Policing our forces

Monday, 18 January 1999

NOT so long ago, our affable Minister of Safety and Security — him of the broad smile while expressing discomfort — announced the unfreezing of some 2000 posts in the South African Police Services. (Actually, this was a couple of years ago, but no matter.)

Some months later, we in the news business began to ask the usual questions related to delivery; such as: "When will these 2000 positions be filled?"

The answer from the Ministry was astonishing. Some 200 000 applications had been received for the 2 000 positions. The SAPS was going through the rather tedious process of processing all of those applications. In the spirit of fairness embodied in our new constitution, all applicants who met the minimal criteria for the positions would have to be considered. The minimum qualification — a matric certificate.
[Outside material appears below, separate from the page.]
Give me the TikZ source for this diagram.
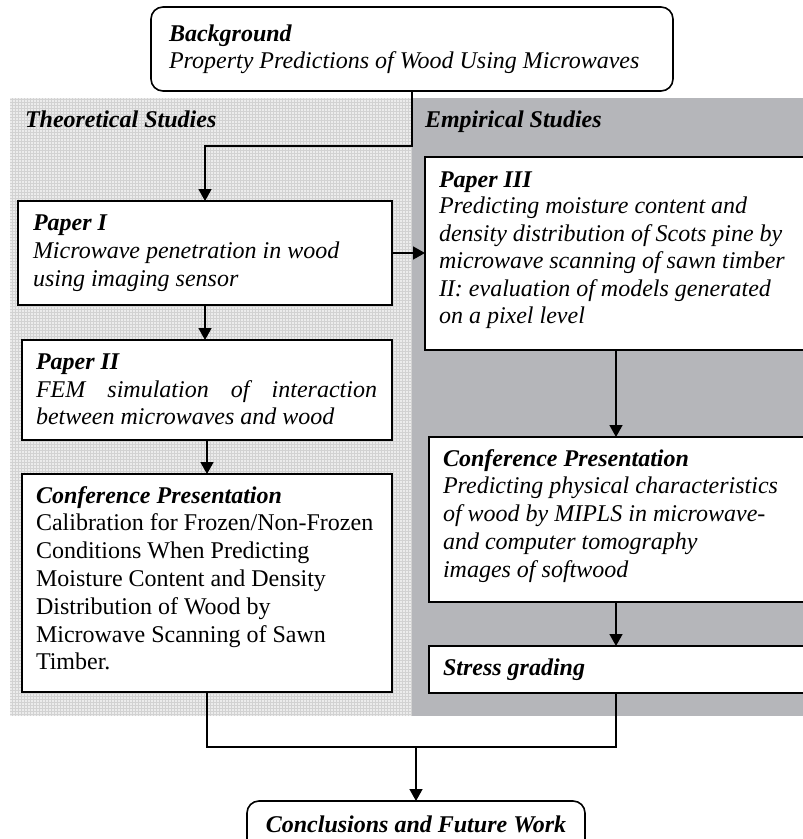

I had filed this piece of information somewhere in the recesses of my cranium where it had lain and gathered dust until suddenly recalled after two events last week set in place one of my twisted thought processes.

The first of these events was a rather thought-provoking analysis of the 1998 matric results in the Cape Times on Wednesday by Helen Zille, director of the Department of Communication at the University of Cape Town.

Among other things, Zille drew attention to the decline in the percentage of students completing their final year of high school with matriculation exemption — that minimum qualification for admission to university — which got me thinking about the extremely large numbers of people out there with exemptions who are never going to get into tertiary education.

The other event was the daylight ambush and murder of police captain Benny Lategan here in Cape Town — which got me thinking about what it takes to be a good police officer.

In the bad old days, those of us who regularly interacted on a somewhat hostile basis with die Suid-Afrikaanse Polisie formed very definite opinions as to the minimum level of qualifications required.

In the spirit of reconciliation, I will try to be polite. Let's just say that physical attractiveness and a high level of intelligence did not appear to be high on the list of priorities. Blind obedience to authority, a propensity for bureaucracy, and a fondness for arbitrary violence — particularly against those who were pigmentally well-endowed — seemed to have been written into the prototype.

Come the new South Africa, and we find ourselves looking for kinder, gentler police officers who are able to obey both the letter and spirit of the laws that flow from from our constitution. Recruitment advertisements for London policemen and women — the old-fashioned bobby on the beat — put it quite well with a picture of a yobbo spitting into a bobby's face and the caption: "Are you man enough to take it?"

Fact: We have a vast number of people employed as police officers who are functionally illiterate, cannot drive, and generally cannot hold a conversation. We expect the same people to be out on the streets protecting us from the new breed of criminal who is intelligent, well-armed and trained to use a weapon, and drives the best cars that can be hijacked and illicitly registered.

Fact: We have a massive number of bright young school-leavers with matriculation exemptions who don't have a hope in hell of getting jobs.

Isn't it time to raise the stakes for admission to the ranks of the SAPS? Shouldn't matriculation exemption now be the minimum requirement? Better still, why not a matriculation exemption plus a driver's licence? In that way, we are not only getting intelligent recruits for the SAPS, but are also not wasting public funds on writing off police cars while training unlicenced drivers.

The public investment required to create an officer with the experience of Benny Lategan is substantial. At the same time, we have an outrageously high number of people vying for jobs on the police force. The time has come for us to start off with the best possible human resources that our educational system can deliver so that basic police skills such as operating a computer, or writing down a licence plate can be taken for granted.

Only then will those murdering scum who killed Lategan be drowned in a flood of competence.